Mittlerweile hatte sie sich zwar an Walther gewöhnt, konnte ihn aber einfach nicht in ihr Herz schließen, etwas an seiner Art, vor allem wie er manchmal das Gesinde umherhetzte, missfiel ihr.
Margareta hängte die Tücher von den Fenstern ihres Gemachs ab, damit genug Licht für die Näharbeiten hereinkam. Sie sah, dass es wieder zu schneien begonnen hatte. Die weißen Schneeflocken tanzten über den Dächern der Burg.
„Heute werde ich mit dem grünen Stoff beginnen. Ich glaube, es bleibt noch ein großes Stück übrig. Möchte jemand von diesem Stoff?“, fragte Margareta die vier Edelfrauen.

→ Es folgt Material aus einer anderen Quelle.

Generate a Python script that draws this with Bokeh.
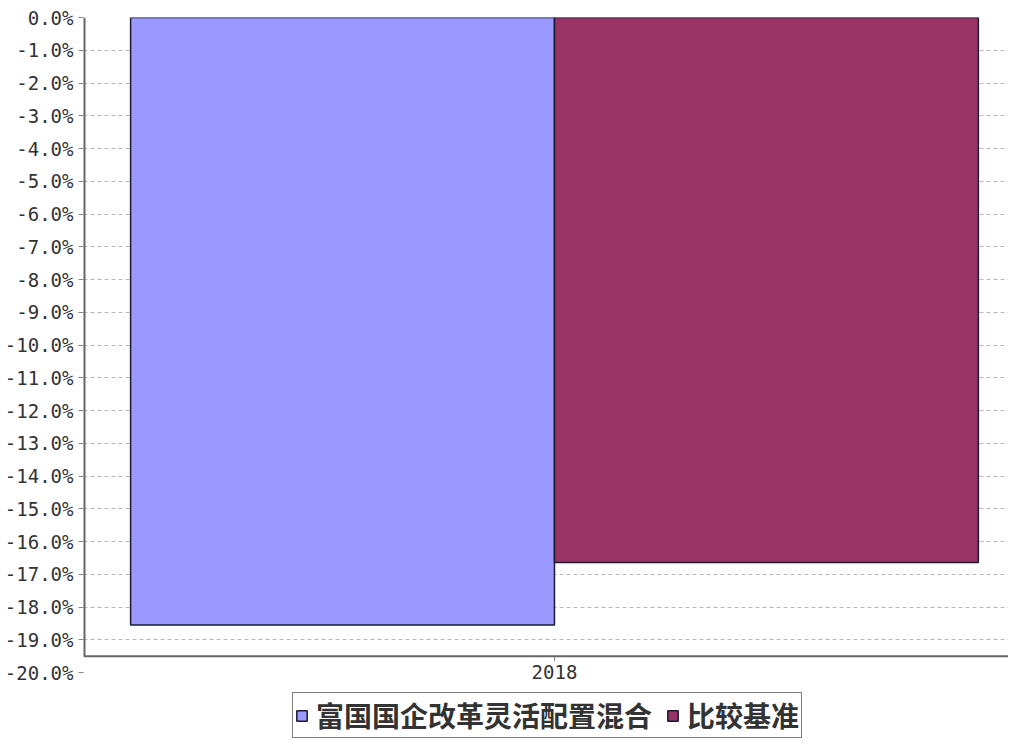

Hannelore, die Frau von Ritter Thomas meldete sich als Erste: „Das ist wirklich ein sehr schöner Stoff, Herrin. Thomas hat etwas zugenommen, seine Hose ist an einer Naht aufgeplatzt, als er sich gebückt hatte, um seine Schuhe an zuziehen. Ich habe sie wieder gestopft, aber weiter ist die Hose trotzdem nicht.“
„Das heißt, sie kann jederzeit wieder platzen und das könnte leicht peinlich werden, wenn er vor dem Grafen stehen würde“, machte sich Mabilia über Thomas lustig. „Eigentlich hätte mir der Stoff für Rupert auch gut gefallen, aber ich glaube, dein Mann hat die neuen Hosen wirklich nötiger.“
„Mir ist auch schon aufgefallen, dass Thomas ganz schön zugenommen hat! Er schlägt abends auch ordentlich zu, immer hat er den Teller vollgeladen. Vielleicht solltest du in die Hosen Abnäher einfügen, damit er sie weiterstellen kann, falls er noch mehr zunimmt“, merkte Eleonore an.
„Ach, im Frühjahr, wenn er wieder mehr Bewegung hat, wird das schon wieder“, entgegnete Hannelore.